:: Raw data ::

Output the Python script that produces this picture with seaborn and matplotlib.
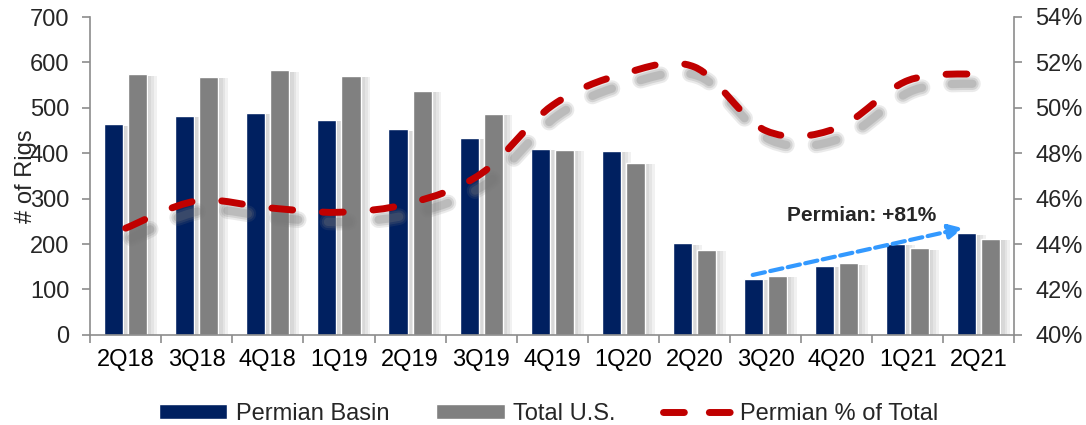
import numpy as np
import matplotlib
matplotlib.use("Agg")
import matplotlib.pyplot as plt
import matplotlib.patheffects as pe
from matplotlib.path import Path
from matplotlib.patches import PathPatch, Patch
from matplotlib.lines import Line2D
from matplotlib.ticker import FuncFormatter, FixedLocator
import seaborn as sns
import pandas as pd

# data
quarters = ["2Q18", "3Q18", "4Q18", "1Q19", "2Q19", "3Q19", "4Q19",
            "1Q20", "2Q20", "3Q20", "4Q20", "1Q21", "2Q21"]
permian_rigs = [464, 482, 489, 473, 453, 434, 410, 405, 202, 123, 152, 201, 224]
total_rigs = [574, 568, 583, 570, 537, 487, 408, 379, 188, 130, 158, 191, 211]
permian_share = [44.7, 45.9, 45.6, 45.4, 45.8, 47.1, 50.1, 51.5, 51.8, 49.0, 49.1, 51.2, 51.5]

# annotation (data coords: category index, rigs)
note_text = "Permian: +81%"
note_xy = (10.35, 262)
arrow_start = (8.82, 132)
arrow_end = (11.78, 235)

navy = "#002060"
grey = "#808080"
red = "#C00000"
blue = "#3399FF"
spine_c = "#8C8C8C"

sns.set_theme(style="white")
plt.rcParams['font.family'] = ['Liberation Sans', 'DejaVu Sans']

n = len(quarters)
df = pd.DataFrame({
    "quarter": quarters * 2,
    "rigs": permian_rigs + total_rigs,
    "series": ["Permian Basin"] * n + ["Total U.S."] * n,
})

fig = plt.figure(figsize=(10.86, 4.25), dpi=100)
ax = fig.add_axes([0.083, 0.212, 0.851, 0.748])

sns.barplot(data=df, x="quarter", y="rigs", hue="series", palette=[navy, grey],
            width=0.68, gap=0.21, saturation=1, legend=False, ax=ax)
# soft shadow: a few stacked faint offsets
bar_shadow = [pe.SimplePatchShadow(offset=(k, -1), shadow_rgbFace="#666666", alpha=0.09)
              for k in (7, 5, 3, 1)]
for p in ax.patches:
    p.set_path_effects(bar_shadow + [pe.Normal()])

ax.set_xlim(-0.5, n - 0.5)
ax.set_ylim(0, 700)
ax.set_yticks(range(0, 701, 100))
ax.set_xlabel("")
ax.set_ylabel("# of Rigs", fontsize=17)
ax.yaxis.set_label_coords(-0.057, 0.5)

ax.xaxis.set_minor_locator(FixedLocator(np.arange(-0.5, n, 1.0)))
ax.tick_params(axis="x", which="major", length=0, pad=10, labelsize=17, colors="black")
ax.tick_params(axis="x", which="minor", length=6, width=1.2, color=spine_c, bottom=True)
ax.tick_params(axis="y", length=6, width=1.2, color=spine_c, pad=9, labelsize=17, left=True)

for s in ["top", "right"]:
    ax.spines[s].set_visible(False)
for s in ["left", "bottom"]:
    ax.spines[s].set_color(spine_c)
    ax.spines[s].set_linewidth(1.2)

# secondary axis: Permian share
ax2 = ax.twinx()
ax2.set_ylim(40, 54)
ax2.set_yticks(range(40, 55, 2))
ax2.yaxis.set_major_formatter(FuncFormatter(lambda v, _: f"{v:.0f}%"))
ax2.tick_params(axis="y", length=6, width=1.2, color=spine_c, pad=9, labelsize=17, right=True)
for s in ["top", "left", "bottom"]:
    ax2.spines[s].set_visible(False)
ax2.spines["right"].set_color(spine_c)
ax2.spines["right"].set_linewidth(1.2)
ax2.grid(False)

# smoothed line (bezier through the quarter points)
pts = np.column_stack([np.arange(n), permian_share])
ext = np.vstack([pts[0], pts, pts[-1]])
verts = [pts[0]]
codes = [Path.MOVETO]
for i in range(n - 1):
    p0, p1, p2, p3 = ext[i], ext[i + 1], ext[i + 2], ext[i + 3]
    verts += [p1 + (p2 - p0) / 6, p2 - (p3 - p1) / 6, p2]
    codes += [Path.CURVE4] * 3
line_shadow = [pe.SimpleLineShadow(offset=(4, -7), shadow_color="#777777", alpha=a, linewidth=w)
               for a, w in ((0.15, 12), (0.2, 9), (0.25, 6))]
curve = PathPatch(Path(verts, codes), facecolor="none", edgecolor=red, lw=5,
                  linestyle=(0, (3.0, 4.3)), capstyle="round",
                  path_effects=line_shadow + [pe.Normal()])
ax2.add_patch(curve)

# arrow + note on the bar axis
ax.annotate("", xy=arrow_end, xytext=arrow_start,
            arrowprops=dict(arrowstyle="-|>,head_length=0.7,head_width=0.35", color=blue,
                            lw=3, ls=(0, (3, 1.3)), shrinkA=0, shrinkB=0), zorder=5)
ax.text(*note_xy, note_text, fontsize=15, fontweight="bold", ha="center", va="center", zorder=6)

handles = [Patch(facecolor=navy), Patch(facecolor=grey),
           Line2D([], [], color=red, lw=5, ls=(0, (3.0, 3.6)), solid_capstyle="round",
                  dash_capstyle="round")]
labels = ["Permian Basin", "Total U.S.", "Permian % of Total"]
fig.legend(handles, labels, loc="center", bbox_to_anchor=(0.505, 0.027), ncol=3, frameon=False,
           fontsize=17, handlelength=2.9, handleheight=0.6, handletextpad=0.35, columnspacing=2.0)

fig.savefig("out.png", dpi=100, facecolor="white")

:: Your objective ::
Without the pictures, please reproduce each line of the listing above exactly, from the first one through the line bearing "ax.yaxis.set_label_coords(-0.057, 0.5)".

:: Solution to the problem ::
Output the Python script that produces this picture with seaborn and matplotlib.
import numpy as np
import matplotlib
matplotlib.use("Agg")
import matplotlib.pyplot as plt
import matplotlib.patheffects as pe
from matplotlib.path import Path
from matplotlib.patches import PathPatch, Patch
from matplotlib.lines import Line2D
from matplotlib.ticker import FuncFormatter, FixedLocator
import seaborn as sns
import pandas as pd

# data
quarters = ["2Q18", "3Q18", "4Q18", "1Q19", "2Q19", "3Q19", "4Q19",
            "1Q20", "2Q20", "3Q20", "4Q20", "1Q21", "2Q21"]
permian_rigs = [464, 482, 489, 473, 453, 434, 410, 405, 202, 123, 152, 201, 224]
total_rigs = [574, 568, 583, 570, 537, 487, 408, 379, 188, 130, 158, 191, 211]
permian_share = [44.7, 45.9, 45.6, 45.4, 45.8, 47.1, 50.1, 51.5, 51.8, 49.0, 49.1, 51.2, 51.5]

# annotation (data coords: category index, rigs)
note_text = "Permian: +81%"
note_xy = (10.35, 262)
arrow_start = (8.82, 132)
arrow_end = (11.78, 235)

navy = "#002060"
grey = "#808080"
red = "#C00000"
blue = "#3399FF"
spine_c = "#8C8C8C"

sns.set_theme(style="white")
plt.rcParams['font.family'] = ['Liberation Sans', 'DejaVu Sans']

n = len(quarters)
df = pd.DataFrame({
    "quarter": quarters * 2,
    "rigs": permian_rigs + total_rigs,
    "series": ["Permian Basin"] * n + ["Total U.S."] * n,
})

fig = plt.figure(figsize=(10.86, 4.25), dpi=100)
ax = fig.add_axes([0.083, 0.212, 0.851, 0.748])

sns.barplot(data=df, x="quarter", y="rigs", hue="series", palette=[navy, grey],
            width=0.68, gap=0.21, saturation=1, legend=False, ax=ax)
# soft shadow: a few stacked faint offsets
bar_shadow = [pe.SimplePatchShadow(offset=(k, -1), shadow_rgbFace="#666666", alpha=0.09)
              for k in (7, 5, 3, 1)]
for p in ax.patches:
    p.set_path_effects(bar_shadow + [pe.Normal()])

ax.set_xlim(-0.5, n - 0.5)
ax.set_ylim(0, 700)
ax.set_yticks(range(0, 701, 100))
ax.set_xlabel("")
ax.set_ylabel("# of Rigs", fontsize=17)
ax.yaxis.set_label_coords(-0.057, 0.5)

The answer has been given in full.